Выражение лица доктора смягчилось, и он сел на стул напротив меня.

— Я понимаю. Это тяжелый период. Я сам потерял родителей, — сказал он, и от этих слов, произнесенных мужчиной, которого я, по сути, не знала, у меня в глазах вдруг запекло.

Я не могла заплакать на похоронах и потом, когда в наш дом заходили соседи и старые друзья отца, когда женщины обнимали меня, а мужчины пожимали руку или похлопывали по плечу.

Я держалась последние три недели. Я держалась, когда мыла «Модел Ти» и полировала эмблемы для капота, когда утюжила папины рубашки или опускала его щетку в крем для бритья и вдыхала запах пены, когда сжимала его трубку между своих губ и вкушала легкую горечь табака, когда, лежа на его кровати, увидела одну седую волосинку на подушке. Я держалась, говоря себе, что не имею права плакать в наказание за свое упрямство, за свою фатальную ошибку.

Какой же силой обладал этот мужчина, заставивший меня так неожиданно расчувствоваться? Мне захотелось склонить голову ему на грудь и зарыдать. Мне захотелось, чтобы он обнял меня. Я сглотнула и закрыла глаза, радуясь, что они остались сухими.

— С вами все в порядке, мисс О'Шиа? — спросил он. — Я понимаю... Наверное, мне следовало назначить вам на другое время. И тем не менее это был достаточно долгий период для вашего лица. Дайте-ка мне взглянуть еще раз.

Я откинула голову, а он снова наклонился ближе ко мне и нежно провел пальцами по моей щеке. Я почувствовала запах дезинфицирующего средства, а также очень слабый запах табака. И снова вспомнила об отце. Пальцы доктора были твердыми и все же нежными.

— Вы француз, — сказала я и сразу же почувствовала себя неловко. Я понятия не имела, почему озвучила это очевидное наблюдение.

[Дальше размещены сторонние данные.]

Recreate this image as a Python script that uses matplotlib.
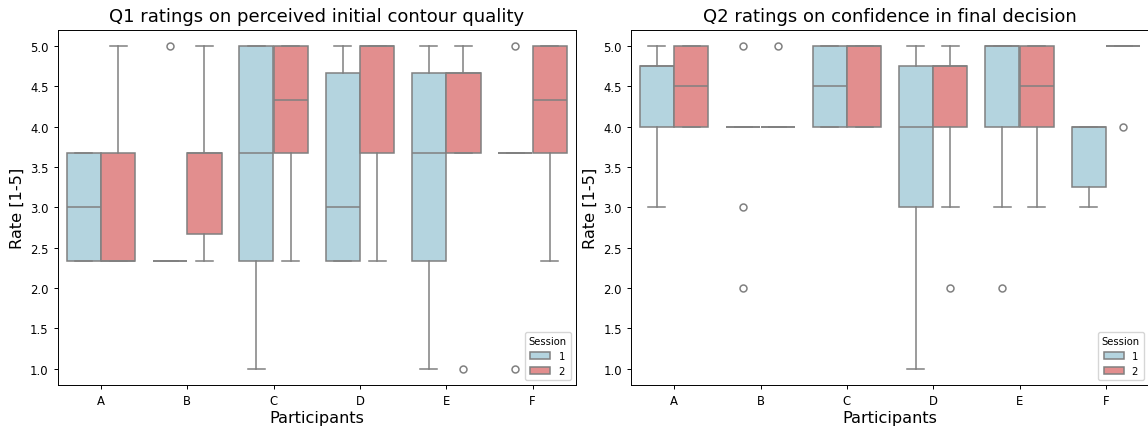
import matplotlib
matplotlib.use("Agg")
import matplotlib.pyplot as plt
import matplotlib.patches as mpatches
import colorsys
import matplotlib.colors as mcolors

participants = ["A", "B", "C", "D", "E", "F"]
sessions = ["1", "2"]

# ---- Q1: box statistics per participant ----
q1_s1_q1 = [2.333, 2.333, 2.333, 2.333, 2.333, 3.667]
q1_s1_med = [3.0, 2.333, 3.667, 3.0, 3.667, 3.667]
q1_s1_q3 = [3.667, 2.333, 5.0, 4.667, 4.667, 3.667]
q1_s1_lo = [2.333, 2.333, 1.0, 2.333, 1.0, 3.667]
q1_s1_hi = [3.667, 2.333, 5.0, 5.0, 5.0, 3.667]
q1_s1_fl = [[], [5.0], [], [], [], [5.0, 1.0]]

q1_s2_q1 = [2.333, 2.667, 3.667, 3.667, 3.667, 3.667]
q1_s2_med = [2.333, 3.667, 4.333, 5.0, 4.667, 4.333]
q1_s2_q3 = [3.667, 3.667, 5.0, 5.0, 4.667, 5.0]
q1_s2_lo = [2.333, 2.333, 2.333, 2.333, 3.667, 2.333]
q1_s2_hi = [5.0, 5.0, 5.0, 5.0, 5.0, 5.0]
q1_s2_fl = [[], [], [], [], [1.0], []]

# ---- Q2 ----
q2_s1_q1 = [4.0, 4.0, 4.0, 3.0, 4.0, 3.25]
q2_s1_med = [4.75, 4.0, 4.5, 4.0, 5.0, 4.0]
q2_s1_q3 = [4.75, 4.0, 5.0, 4.75, 5.0, 4.0]
q2_s1_lo = [3.0, 4.0, 4.0, 1.0, 3.0, 3.0]
q2_s1_hi = [5.0, 4.0, 5.0, 5.0, 5.0, 4.0]
q2_s1_fl = [[], [5.0, 3.0, 2.0], [], [], [2.0], []]

q2_s2_q1 = [4.0, 4.0, 4.0, 4.0, 4.0, 5.0]
q2_s2_med = [4.5, 4.0, 5.0, 4.75, 4.5, 5.0]
q2_s2_q3 = [5.0, 4.0, 5.0, 4.75, 5.0, 5.0]
q2_s2_lo = [4.0, 4.0, 4.0, 3.0, 3.0, 5.0]
q2_s2_hi = [5.0, 4.0, 5.0, 5.0, 5.0, 5.0]
q2_s2_fl = [[], [5.0], [], [2.0], [], [4.0]]

titles = ["Q1 ratings on perceived initial contour quality",
          "Q2 ratings on confidence in final decision"]
yticks = [1.0, 1.5, 2.0, 2.5, 3.0, 3.5, 4.0, 4.5, 5.0]


def desat(c, prop=0.75):
    r, g, b = mcolors.to_rgb(c)
    h, l, s = colorsys.rgb_to_hls(r, g, b)
    return colorsys.hls_to_rgb(h, l, s * prop)


colors = [desat("lightblue"), desat("lightcoral")]
linecolor = "#808080"
lw = 1.1


def stats(q1, med, q3, lo, hi, fl):
    return [dict(q1=a, med=b, q3=c, whislo=d, whishi=e, fliers=f)
            for a, b, c, d, e, f in zip(q1, med, q3, lo, hi, fl)]


data = [
    [stats(q1_s1_q1, q1_s1_med, q1_s1_q3, q1_s1_lo, q1_s1_hi, q1_s1_fl),
     stats(q1_s2_q1, q1_s2_med, q1_s2_q3, q1_s2_lo, q1_s2_hi, q1_s2_fl)],
    [stats(q2_s1_q1, q2_s1_med, q2_s1_q3, q2_s1_lo, q2_s1_hi, q2_s1_fl),
     stats(q2_s2_q1, q2_s2_med, q2_s2_q3, q2_s2_lo, q2_s2_hi, q2_s2_fl)],
]

fig = plt.figure(figsize=(11.48, 4.27), dpi=100)
axes = [fig.add_axes([57.7 / 1148, 41.3 / 427, 518 / 1148, 355 / 427]),
        fig.add_axes([631 / 1148, 41.3 / 427, 518 / 1148, 355 / 427])]

box_w = 0.395
for ax, qdata, title in zip(axes, data, titles):
    for si, sdata in enumerate(qdata):
        pos = [i - 0.2 + si * 0.4 for i in range(len(participants))]
        ax.bxp(sdata, positions=pos, widths=box_w, patch_artist=True,
               manage_ticks=False,
               boxprops=dict(facecolor=colors[si], edgecolor=linecolor, linewidth=lw),
               medianprops=dict(color=linecolor, linewidth=lw),
               whiskerprops=dict(color=linecolor, linewidth=lw),
               capprops=dict(color=linecolor, linewidth=lw),
               flierprops=dict(marker="o", markerfacecolor="none",
                               markeredgecolor=linecolor, markersize=5,
                               markeredgewidth=lw),
               capwidths=box_w / 2)
    ax.set_xlim(-0.5, len(participants) - 0.5)
    ax.set_ylim(0.8, 5.2)
    ax.set_xticks(range(len(participants)))
    ax.set_xticklabels(participants)
    ax.set_yticks(yticks)
    ax.set_yticklabels([f"{v:.1f}" for v in yticks])
    ax.tick_params(labelsize=8.4, length=3, width=0.7)
    ax.set_title(title, fontsize=13)
    ax.set_xlabel("Participants", fontsize=11.6, labelpad=2)
    ax.set_ylabel("Rate [1-5]", fontsize=11.6)
    for sp in ax.spines.values():
        sp.set_linewidth(0.7)
    handles = [mpatches.Patch(facecolor=colors[i], edgecolor=linecolor,
                              linewidth=lw, label=sessions[i]) for i in range(2)]
    ax.legend(handles=handles, title="Session", loc="lower right",
              fontsize=7.2, title_fontsize=7.2)

fig.savefig("out.png", dpi=100)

Он снова сел на стул, надел очки и заглянул в мою карточку.

Oui, — сказал он, читая что-то.

— Моя мама была француженкой. Но родом она не из Франции. Из Канады.

Je sais[24], — пробормотал он, продолжая чтение.

— Вы знаете? — удивленно спросила я.

Он положил карточку на стол и снял очки. На этот раз он улыбнулся той же легкой неуверенной улыбкой.

— Не о вашей матери. Я слышал, как вы молились на французском языке этой страны. И пели. Я слышал французскую песню.

— Пела? — спросила я, удивляясь еще больше.

«Dodo, l'enfant, do». В ту ночь... когда умер ваш отец. Когда я вошел в палату, то услышал, как вы поете это... как вы называете песни для детей перед сном?

— Колыбельная, — сказала я.

— Да, моя мама тоже пела мне эту колыбельную. Это традиция, — сказал он, улыбнувшись тепло и искренне. Через секунду улыбка исчезла. — Мисс О'Шиа, вы хотите, чтобы ваше лицо стало лучше? — Он достал маленькое ручное зеркало и протянул мне.

Я взяла его и посмотрела на себя. Шрам воспалился, покраснел и покрылся бугорками. Он тянулся от скулы до нижней челюсти. Я поразилась его безобразности. Почему я не рассматривала его раньше? Разумеется, я смотрела на себя в зеркало, когда осторожно умывала лицо, избегая прикасаться к болезненной ране, или когда расчесывала волосы и собирала их в привычный хвост на затылке.

Доктор Дювергер снова слегка прикоснулся к шраму подушечкой указательного пальца, но я ничего не почувствовала.

— Если я проведу совсем маленькую операцию, то смогу подкорректировать его. Будут новые швы, но они оставят менее заметный шрам. Более тонкий и плоский. Вы хотите этого?